The Most Exigent Eigenvalue: Guaranteeing Consensus under an Unknown Communication Topology and Time Delays

TL;DR

This paper investigates the maximum delay margin for consensus in multi-agent systems with unknown communication topologies, using the concept of most exigent eigenvalue to establish universal stability conditions.

Contribution

It introduces a novel application of the most exigent eigenvalue concept to determine delay margins that guarantee consensus regardless of the communication topology.

Findings

Delay margin depends on protocol and topology structure

A boundary guarantees consensus for any connected topology

Switching topologies stability conditions vary between protocols

Abstract

In the analysis of consensus problems for multi-agent systems affected by time delays, the delay margin for a given protocol is heavily dependent on the communication topology being used.
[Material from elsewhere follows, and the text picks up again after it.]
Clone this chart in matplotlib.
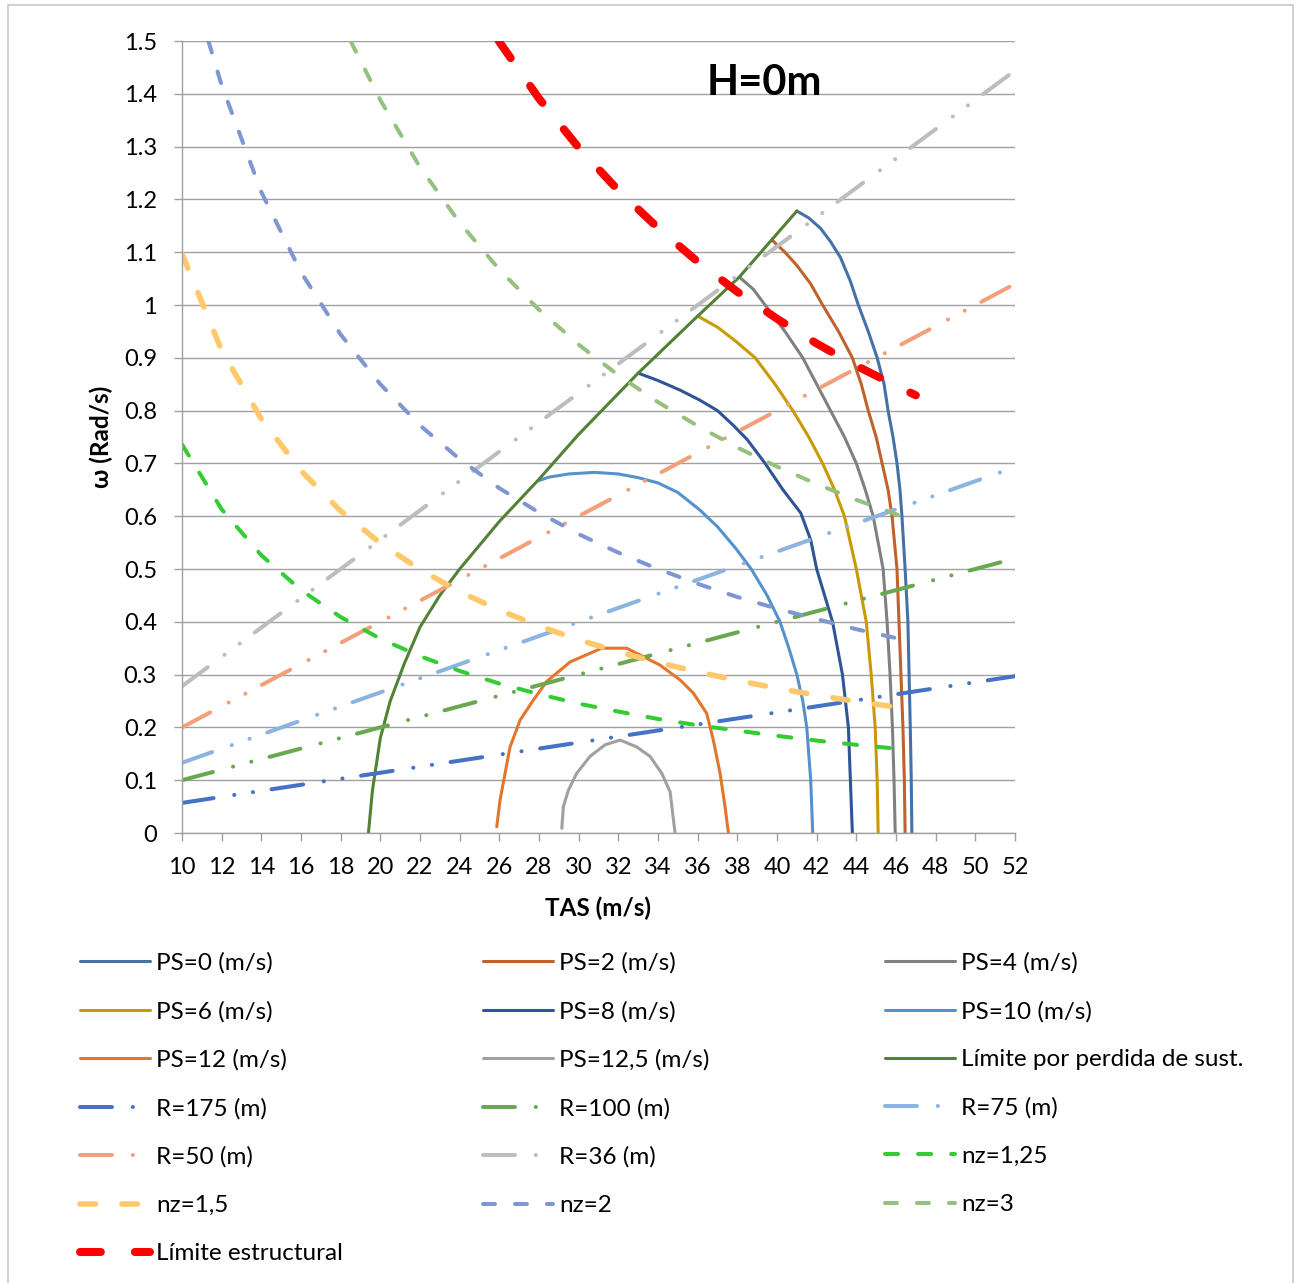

This document aims to answer the question of what is the largest delay value under which convergence to consensus is still possible even if the communication topology is not known. To answer this question we revisit the concept of most exigent eigenvalue, applying it to two different consensus protocols for agents driven by second order dynamics. We show how the delay margin depends on the structure of the consensus protocol and the communication topology, and arrive to a boundary that guarantees consensus for any connected communication topology. The switching topologies case is also studied and It is shown that for one protocol the stability of the individual topologies is sufficient to guarantee consensus in the switching case, whereas for the other one it is not.